Mr. Good-Evening by John MacLachlan Gray
CBC Books | Posted: March 27, 2024 8:04 PM | Last Updated: March 27
The case of the Fatal Flapper just won’t stay closed in this thrilling novel of 1920s Vancouver
The open-and-shut case of the Fatal Flapper just won't stay closed in this thrilling and immersive novel of 1920s Vancouver — another Raincoast Noir mystery.
Miss Dora Decker doesn't look like the sort of young woman capable of stabbing her stockbroker employer twenty-five times with her high-heeled shoe; yet, thanks to a slow news day, she has become internationally famous as the Fatal Flapper, and the police are only too happy to make the arrest.
Meanwhile, Ed McCurdy, former muckraking journalist, has traded his typewriter for a career reading radio news as Mr.
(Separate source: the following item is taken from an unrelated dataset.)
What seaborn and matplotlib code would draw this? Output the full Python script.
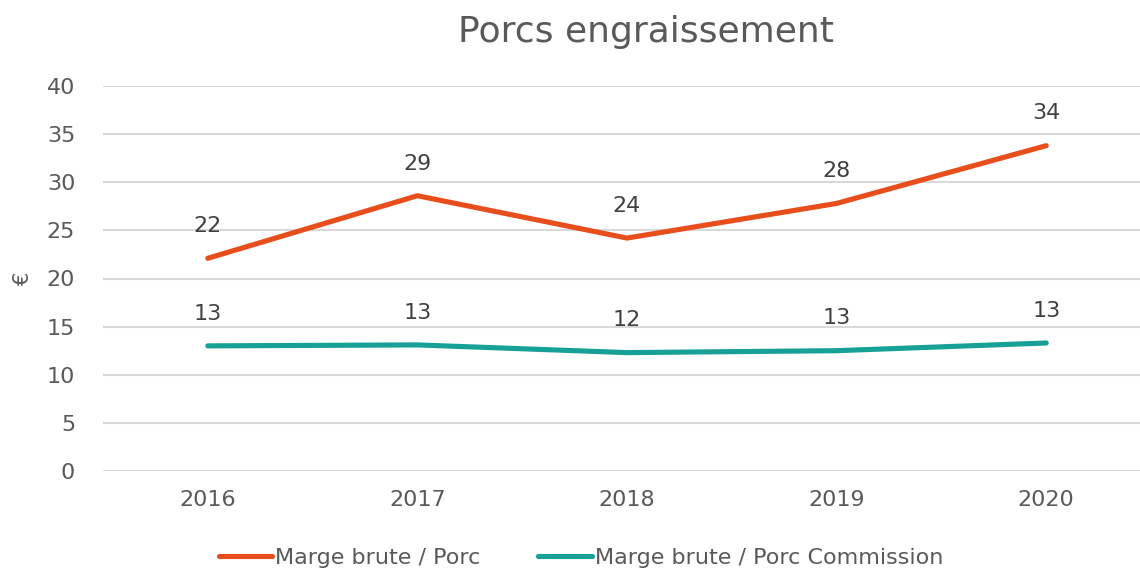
import seaborn as sns
import numpy as np
import pandas as pd
import matplotlib.pyplot as plt

# data
years = ['2016', '2017', '2018', '2019', '2020']
marge_porc = [22.1, 28.6, 24.2, 27.8, 33.8]
marge_commission = [13.0, 13.1, 12.3, 12.5, 13.3]
label_porc = ['22', '29', '24', '28', '34']
label_commission = ['13', '13', '12', '13', '13']
series_names = ['Marge brute / Porc', 'Marge brute / Porc Commission']

df = pd.DataFrame({
    'Année': years * 2,
    'Valeur': marge_porc + marge_commission,
    'Série': [series_names[0]] * 5 + [series_names[1]] * 5,
})

sns.set_style('white')
plt.rcParams['font.family'] = ['DejaVu Sans']
gray = '#595959'
colors = ['#E84E1B', '#16A096']

fig = plt.figure(figsize=(11.4, 5.73), dpi=100)
ax = fig.add_axes([103 / 1140, 102 / 573, 1048 / 1140, 385 / 573])

sns.lineplot(data=df, x='Année', y='Valeur', hue='Série', palette=colors,
             linewidth=3.7, ax=ax, sort=False, solid_capstyle='round')

# data labels
for vals, labs in [(marge_porc, label_porc), (marge_commission, label_commission)]:
    for i, (v, t) in enumerate(zip(vals, labs)):
        ax.annotate(t, (i, v), xytext=(0, 16), textcoords='offset points',
                    ha='center', va='bottom', fontsize=16, color='#404040')

ax.set_ylim(0, 40)
ax.set_xlim(-0.5, 4.5)
ax.set_yticks(range(0, 41, 5))
ax.yaxis.grid(True, color='#d9d9d9', linewidth=1.5)
ax.set_axisbelow(True)
for s in ax.spines.values():
    s.set_visible(False)
ax.tick_params(axis='both', labelsize=16, colors=gray, length=0)
ax.tick_params(axis='x', pad=14)
ax.tick_params(axis='y', pad=20)
ax.set_xlabel('')
ax.set_ylabel('€', fontsize=15, color=gray, labelpad=10)

fig.text(0.567, 0.945, 'Porcs engraissement', ha='center', va='center',
         fontsize=26, color=gray)

ax.legend(loc='center', bbox_to_anchor=(478 / 1048, -0.225), ncol=2,
          frameon=False, fontsize=16, handlelength=2.4, handletextpad=0.15,
          columnspacing=2.6, labelcolor=gray)

fig.savefig('out.png', dpi=100)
Good-Evening, Canada's first "radio personality." As a celebrity he draws resentment and paranoia from far and near, and he worries that the next murder victim will be himself.
Inspector Calvin Hook scours the wet, boozy streets of gritty 1920s Vancouver, piecing together a mystery that somehow connects Al Capone, Winston Churchill and Brother Osiris, the leader of a mystical cult on De Courcy Island. (From Douglas & McIntyre)
John MacLachlan Gray is a writer-composer-performer for stage, film, television, radio and print. He is a multi-award winner author of seven crime novels, including The White Angel and Vile Spirits. An officer of the Order of Canada, Gray lives in Vancouver with his wife, Beverlee and their two cats.